A recent study conducted by the agricultural department at the University of Foggia in Puglia, Italy, discovered that antioxidant levels in olive oil decreased by 40 percent after six months of storage.
Interestingly, there was no decrease in those levels during the first three months of storage.
This information can be difficult to apply for the average consumer since most olive oil containers do not provide a production date.
If you are able to find a container of olive oil that specifies such a date, purchase whatever is most recent.

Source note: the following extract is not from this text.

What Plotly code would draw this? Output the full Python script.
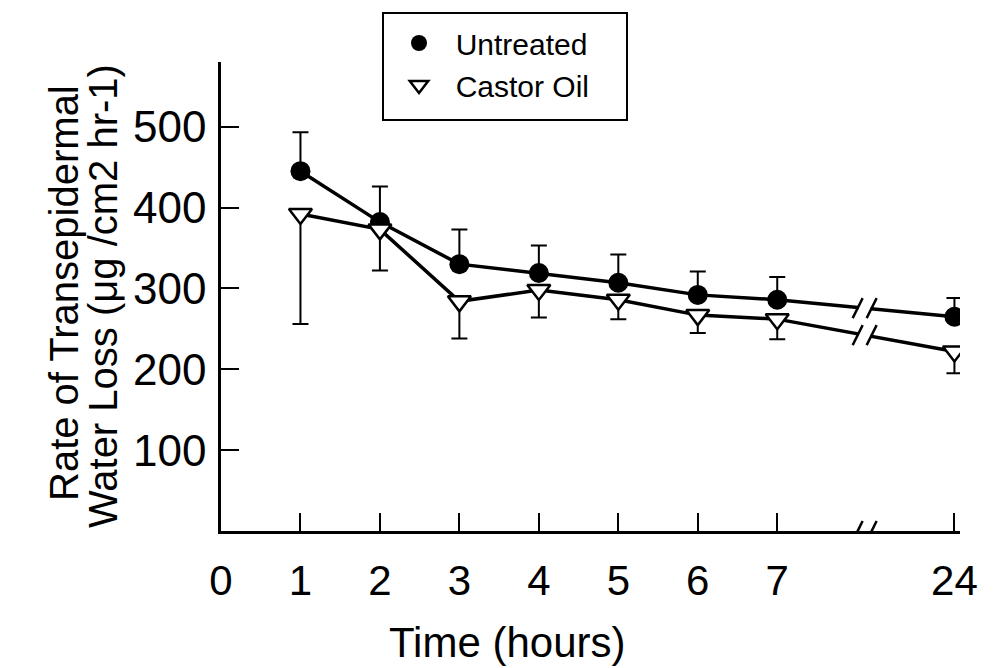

If you can’t, here are a few tips:
- To ensure faster replacement times, buy olive oil in small containers
- If you buy olive oil in very large containers from a reputable source (such as the producers listed in the California Olive Oil Council’s page, which are guaranteed to make olive oil exclusively from olives), transfer a small amount — meant for short-term use — into a dark-tinted glass bottle or stainless steel tin. Store the rest in the freezer. Olive oil that will not be used for long periods of time keeps much better in the freezer than the refrigerator
- Time is just one factor that reduces antioxidants. Light, heat, and air have the same effect. Store your olive oil in cool-temperature locations (NOT directly above your stovetop!), away from light, and be sure to tightly cap the container immediately after use (i.e.: do not leave a bottle of olive oil unopened for long periods of time)
While this is certainly an interesting statistic, please don’t think that olive oil with reduced antioxidants is worthless.
Yes, the retention of these compounds is wonderful, but aside from that, olive oil is a great source of heart-healthy monounsaturated fats.
PS: In the same way that eating grapes provides very similar health benefits to drinking red wine, the same goes with olives and olive oil.